In today’s world, it is just as hard to believe that love will prevail as it is for a 90-year-old woman to have a child. We live in a world where genocide is a regular human occurrence.  We live in a world where power, greed, lying and exploitation regularly destroy lives.  It is hard to imagine civil political discourse much less a world of political compromise and service for the common good.  Yet we hold fast to the faith that love and regard are what gives life.  We hold fast to the faith that God loves—and uses ordinary people.  People like you and me.  That is what makes the story of Sarah so wonderful.  God does not need our permission or our performance to love us.   

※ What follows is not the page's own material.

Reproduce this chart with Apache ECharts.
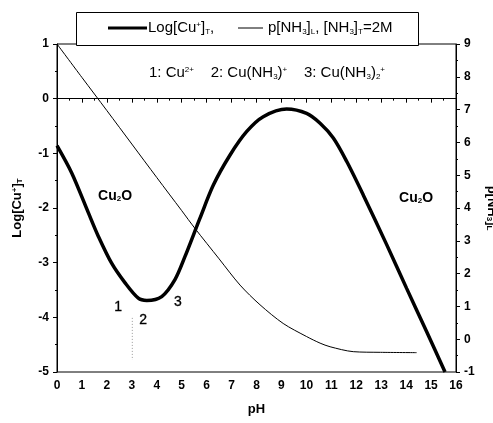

We yearn for such care every bit as much as Sarah yearned for a son.  But in real life, we like Sarah have trouble accepting God’s promise.  In the end, the promise to Sarah which evoked skeptical laughter became unrestrained joy.  Now Sarah said, “God has brought laughter for me; everyone who hears will laugh with me.”  Laugh with her.  His promises are true. 

It is not up to us. We must have the faith that God loves us and that love will prevail.  That is what God promised Abraham and Sarah—and what he promises us today.  Let it be so.